▶ [Exercise details] Starting at the line that contains "Recreate this image" and stopping at the line that contains "plt.rcParams['axes.unicode_minus'] = False", return those lines exactly and nothing else. Both end lines count; pictures do not.

▶ [Provided records]
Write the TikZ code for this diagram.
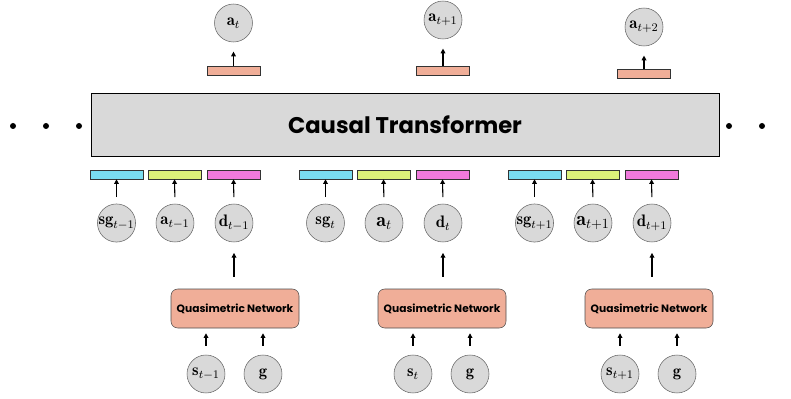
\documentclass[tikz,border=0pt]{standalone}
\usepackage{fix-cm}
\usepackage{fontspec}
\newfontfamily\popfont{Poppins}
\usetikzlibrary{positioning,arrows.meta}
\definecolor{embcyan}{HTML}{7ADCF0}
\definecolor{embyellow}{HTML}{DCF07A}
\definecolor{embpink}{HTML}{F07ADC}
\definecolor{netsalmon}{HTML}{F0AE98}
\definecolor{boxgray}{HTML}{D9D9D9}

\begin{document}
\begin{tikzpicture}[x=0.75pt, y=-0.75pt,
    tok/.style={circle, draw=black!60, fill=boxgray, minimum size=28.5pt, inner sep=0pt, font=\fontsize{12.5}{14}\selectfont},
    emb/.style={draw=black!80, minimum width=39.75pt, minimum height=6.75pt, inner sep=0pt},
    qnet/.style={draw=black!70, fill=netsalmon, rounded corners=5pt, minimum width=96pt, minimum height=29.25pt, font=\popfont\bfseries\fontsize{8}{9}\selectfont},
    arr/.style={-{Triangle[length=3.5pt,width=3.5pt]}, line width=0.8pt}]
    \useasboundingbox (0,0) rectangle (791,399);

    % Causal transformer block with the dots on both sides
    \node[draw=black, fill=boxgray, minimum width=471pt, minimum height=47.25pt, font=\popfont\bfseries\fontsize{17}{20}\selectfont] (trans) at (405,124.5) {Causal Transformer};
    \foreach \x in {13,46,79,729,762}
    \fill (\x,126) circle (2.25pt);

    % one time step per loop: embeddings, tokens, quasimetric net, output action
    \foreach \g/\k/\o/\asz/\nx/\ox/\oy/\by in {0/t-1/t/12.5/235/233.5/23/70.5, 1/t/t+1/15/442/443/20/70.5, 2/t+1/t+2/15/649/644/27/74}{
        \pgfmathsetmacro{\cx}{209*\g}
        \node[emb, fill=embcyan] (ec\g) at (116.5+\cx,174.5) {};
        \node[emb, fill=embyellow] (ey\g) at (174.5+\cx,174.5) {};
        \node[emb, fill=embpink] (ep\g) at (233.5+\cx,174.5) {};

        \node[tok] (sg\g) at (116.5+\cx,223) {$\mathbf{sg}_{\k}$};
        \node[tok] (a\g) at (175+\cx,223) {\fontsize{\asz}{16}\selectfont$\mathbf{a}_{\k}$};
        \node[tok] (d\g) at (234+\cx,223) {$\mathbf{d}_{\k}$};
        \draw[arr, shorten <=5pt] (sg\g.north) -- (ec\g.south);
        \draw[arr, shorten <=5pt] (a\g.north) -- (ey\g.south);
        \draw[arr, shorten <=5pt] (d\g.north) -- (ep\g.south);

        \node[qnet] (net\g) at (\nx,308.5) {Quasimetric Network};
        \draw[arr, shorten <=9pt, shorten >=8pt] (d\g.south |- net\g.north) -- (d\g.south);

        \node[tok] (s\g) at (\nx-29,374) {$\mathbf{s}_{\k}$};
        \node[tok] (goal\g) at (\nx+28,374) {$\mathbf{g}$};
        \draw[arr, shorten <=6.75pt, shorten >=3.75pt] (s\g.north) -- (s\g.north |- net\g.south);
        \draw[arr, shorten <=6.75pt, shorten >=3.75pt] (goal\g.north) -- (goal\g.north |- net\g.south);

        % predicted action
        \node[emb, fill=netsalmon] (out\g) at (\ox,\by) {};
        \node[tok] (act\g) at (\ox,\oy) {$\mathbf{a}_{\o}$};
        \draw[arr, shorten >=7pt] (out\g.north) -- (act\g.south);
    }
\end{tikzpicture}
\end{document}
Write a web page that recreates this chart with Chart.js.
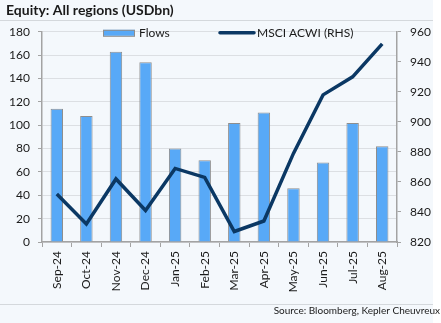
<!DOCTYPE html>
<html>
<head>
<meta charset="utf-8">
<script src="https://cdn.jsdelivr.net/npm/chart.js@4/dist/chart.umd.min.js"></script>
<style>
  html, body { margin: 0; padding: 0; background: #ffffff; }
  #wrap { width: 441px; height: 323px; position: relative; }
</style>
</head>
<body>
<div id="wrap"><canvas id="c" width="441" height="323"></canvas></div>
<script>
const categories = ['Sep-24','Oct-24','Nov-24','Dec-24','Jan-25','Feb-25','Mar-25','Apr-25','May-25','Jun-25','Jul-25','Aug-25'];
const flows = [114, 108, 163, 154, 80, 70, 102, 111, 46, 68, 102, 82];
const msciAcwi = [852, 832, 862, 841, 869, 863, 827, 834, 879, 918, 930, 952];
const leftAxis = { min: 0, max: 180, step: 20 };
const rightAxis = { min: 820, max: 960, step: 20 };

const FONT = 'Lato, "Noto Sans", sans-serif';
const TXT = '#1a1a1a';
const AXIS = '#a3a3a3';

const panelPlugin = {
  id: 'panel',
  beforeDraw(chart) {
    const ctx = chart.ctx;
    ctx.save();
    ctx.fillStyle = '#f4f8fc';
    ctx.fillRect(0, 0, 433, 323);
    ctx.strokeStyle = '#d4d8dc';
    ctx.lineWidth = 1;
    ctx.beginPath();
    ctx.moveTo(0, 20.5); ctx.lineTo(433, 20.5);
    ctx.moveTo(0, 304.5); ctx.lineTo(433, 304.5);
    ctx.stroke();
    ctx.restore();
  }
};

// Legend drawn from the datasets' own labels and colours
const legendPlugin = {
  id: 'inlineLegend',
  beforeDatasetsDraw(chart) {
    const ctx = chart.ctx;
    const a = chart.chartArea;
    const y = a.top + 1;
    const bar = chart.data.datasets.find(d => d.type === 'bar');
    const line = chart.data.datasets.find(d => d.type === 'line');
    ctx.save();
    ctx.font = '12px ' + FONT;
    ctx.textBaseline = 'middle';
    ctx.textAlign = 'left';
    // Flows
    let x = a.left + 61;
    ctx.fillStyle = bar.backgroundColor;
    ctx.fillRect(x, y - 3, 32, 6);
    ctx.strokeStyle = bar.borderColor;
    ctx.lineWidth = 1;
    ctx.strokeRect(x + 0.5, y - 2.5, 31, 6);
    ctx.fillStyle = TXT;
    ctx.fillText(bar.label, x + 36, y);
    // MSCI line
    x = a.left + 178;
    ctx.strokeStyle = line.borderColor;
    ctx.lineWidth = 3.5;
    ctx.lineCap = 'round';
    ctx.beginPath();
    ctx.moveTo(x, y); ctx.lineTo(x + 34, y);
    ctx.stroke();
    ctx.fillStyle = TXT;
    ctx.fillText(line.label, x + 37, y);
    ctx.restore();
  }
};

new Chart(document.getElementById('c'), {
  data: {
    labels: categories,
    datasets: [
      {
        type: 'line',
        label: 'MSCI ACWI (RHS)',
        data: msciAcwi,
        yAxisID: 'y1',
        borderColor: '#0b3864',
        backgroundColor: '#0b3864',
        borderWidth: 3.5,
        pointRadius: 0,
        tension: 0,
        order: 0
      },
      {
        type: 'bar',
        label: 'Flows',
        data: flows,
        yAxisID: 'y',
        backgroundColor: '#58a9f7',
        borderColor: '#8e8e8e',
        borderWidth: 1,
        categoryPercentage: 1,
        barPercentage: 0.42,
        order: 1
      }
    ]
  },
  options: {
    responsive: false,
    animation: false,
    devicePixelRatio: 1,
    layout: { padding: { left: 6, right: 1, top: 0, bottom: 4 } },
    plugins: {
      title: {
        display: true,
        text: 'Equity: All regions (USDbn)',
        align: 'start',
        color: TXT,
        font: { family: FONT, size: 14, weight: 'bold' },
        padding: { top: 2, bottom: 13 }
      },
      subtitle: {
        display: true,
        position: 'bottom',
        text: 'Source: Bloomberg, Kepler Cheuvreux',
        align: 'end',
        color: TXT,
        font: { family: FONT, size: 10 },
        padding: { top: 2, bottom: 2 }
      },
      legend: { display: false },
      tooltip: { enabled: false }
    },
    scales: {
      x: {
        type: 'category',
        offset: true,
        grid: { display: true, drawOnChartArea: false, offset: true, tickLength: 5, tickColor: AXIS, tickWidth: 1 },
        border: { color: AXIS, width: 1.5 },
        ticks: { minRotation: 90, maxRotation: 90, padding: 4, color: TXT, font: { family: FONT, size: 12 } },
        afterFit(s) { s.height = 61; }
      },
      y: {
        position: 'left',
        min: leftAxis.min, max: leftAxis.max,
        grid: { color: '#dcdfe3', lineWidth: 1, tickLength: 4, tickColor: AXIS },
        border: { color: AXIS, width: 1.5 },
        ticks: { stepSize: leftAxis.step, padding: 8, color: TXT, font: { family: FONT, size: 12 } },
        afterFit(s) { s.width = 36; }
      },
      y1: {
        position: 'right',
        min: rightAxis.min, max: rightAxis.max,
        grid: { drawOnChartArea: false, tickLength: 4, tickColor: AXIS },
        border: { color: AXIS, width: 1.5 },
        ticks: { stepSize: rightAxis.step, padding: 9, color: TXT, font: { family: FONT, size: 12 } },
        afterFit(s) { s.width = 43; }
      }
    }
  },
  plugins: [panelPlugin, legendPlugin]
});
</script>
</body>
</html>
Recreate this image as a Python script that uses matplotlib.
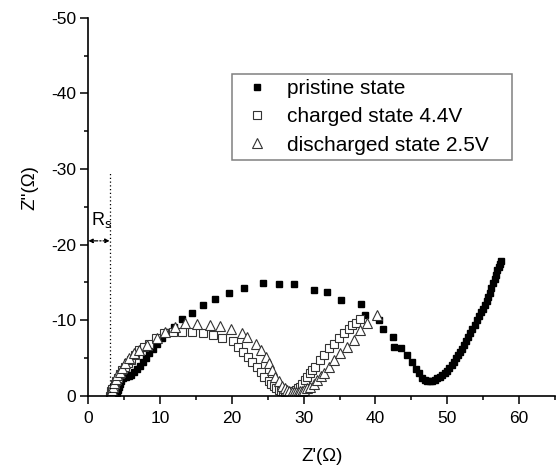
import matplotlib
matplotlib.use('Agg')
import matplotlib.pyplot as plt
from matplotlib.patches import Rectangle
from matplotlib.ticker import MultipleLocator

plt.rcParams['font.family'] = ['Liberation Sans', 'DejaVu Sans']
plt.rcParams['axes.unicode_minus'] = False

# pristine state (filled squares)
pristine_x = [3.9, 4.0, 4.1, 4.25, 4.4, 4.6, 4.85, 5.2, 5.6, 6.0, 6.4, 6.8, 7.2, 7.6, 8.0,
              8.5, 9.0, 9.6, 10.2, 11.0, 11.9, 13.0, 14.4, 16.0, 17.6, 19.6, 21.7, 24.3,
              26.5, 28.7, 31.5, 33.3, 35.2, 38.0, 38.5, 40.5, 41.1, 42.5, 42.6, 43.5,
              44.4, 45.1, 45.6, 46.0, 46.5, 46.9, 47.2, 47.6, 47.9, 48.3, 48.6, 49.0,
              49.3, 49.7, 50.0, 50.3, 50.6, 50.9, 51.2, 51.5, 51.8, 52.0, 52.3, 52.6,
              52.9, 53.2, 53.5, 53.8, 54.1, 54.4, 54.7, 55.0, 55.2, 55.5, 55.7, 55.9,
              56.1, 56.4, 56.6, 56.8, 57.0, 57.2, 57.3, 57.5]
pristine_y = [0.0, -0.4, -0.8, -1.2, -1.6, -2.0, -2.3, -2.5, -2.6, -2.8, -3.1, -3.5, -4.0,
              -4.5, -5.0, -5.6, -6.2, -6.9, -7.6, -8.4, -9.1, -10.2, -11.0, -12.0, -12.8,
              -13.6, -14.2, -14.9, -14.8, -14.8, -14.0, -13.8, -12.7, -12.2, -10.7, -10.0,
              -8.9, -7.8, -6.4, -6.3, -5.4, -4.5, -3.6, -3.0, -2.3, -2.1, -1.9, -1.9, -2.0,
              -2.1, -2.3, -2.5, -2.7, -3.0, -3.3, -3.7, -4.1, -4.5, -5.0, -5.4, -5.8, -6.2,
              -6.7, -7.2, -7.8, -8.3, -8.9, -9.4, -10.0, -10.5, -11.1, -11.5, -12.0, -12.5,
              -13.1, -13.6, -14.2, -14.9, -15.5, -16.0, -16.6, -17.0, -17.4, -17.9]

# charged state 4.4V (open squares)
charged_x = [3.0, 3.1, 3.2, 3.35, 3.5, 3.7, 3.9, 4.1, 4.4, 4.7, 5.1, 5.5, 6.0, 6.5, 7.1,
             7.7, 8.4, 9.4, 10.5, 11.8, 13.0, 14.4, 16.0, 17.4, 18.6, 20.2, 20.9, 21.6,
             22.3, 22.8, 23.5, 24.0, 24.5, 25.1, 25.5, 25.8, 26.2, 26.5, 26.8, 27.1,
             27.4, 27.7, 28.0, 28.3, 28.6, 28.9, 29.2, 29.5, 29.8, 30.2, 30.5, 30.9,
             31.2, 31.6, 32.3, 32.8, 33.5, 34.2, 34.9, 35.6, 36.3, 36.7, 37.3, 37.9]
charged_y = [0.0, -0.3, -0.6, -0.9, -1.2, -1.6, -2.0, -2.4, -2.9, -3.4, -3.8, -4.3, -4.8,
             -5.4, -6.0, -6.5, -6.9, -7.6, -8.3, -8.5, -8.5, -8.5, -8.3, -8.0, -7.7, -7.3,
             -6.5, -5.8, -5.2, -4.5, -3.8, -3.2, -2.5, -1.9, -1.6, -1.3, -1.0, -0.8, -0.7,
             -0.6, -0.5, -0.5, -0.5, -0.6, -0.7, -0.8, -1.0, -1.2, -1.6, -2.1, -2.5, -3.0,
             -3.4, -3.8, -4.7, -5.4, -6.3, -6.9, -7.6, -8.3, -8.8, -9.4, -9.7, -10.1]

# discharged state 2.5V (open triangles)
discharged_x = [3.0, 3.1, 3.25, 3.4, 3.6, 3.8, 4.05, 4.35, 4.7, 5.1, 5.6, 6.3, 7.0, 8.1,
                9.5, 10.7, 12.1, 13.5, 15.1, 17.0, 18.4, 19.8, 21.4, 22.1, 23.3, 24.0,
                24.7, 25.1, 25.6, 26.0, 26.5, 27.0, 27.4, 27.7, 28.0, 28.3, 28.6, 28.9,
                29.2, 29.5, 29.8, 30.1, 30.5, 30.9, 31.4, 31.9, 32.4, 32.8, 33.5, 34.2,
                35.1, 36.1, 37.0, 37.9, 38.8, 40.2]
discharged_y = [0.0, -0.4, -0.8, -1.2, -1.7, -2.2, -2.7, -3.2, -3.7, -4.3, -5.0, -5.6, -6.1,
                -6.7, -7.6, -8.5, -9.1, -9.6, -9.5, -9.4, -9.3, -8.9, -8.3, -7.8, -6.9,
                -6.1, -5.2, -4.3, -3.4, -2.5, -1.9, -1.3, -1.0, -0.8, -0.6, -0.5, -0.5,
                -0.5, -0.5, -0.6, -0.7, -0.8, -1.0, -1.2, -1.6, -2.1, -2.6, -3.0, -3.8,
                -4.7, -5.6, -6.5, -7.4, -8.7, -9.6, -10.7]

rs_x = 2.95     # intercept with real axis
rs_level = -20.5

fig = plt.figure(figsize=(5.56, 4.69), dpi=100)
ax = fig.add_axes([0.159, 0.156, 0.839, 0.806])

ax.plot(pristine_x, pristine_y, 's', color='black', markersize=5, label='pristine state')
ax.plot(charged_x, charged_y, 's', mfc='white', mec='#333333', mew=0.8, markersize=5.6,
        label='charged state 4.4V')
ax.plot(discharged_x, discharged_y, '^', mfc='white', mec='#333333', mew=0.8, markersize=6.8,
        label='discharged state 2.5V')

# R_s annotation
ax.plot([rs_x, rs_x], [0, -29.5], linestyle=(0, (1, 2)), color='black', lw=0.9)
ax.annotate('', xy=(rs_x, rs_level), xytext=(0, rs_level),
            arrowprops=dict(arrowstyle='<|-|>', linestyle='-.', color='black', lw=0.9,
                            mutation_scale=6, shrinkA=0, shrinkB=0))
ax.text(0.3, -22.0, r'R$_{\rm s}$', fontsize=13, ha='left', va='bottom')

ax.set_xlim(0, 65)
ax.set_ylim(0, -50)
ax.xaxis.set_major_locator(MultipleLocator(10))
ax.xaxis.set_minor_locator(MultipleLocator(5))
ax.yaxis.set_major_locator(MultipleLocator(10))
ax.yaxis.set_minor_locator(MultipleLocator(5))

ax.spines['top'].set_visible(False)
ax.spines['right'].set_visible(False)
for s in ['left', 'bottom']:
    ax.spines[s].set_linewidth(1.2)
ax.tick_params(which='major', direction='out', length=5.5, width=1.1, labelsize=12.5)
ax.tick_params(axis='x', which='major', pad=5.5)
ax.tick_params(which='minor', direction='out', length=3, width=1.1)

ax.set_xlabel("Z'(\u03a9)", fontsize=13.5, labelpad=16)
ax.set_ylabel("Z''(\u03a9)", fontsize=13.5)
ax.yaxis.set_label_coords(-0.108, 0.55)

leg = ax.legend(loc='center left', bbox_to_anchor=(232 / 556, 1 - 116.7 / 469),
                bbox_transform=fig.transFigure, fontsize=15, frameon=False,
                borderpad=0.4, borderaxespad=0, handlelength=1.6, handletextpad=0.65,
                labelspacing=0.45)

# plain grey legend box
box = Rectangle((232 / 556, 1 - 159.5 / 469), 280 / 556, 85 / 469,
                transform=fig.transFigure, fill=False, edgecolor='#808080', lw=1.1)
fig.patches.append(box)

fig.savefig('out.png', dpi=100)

▶ [Answer in full]
Recreate this image as a Python script that uses matplotlib.
import matplotlib
matplotlib.use('Agg')
import matplotlib.pyplot as plt
from matplotlib.patches import Rectangle
from matplotlib.ticker import MultipleLocator

plt.rcParams['font.family'] = ['Liberation Sans', 'DejaVu Sans']
plt.rcParams['axes.unicode_minus'] = False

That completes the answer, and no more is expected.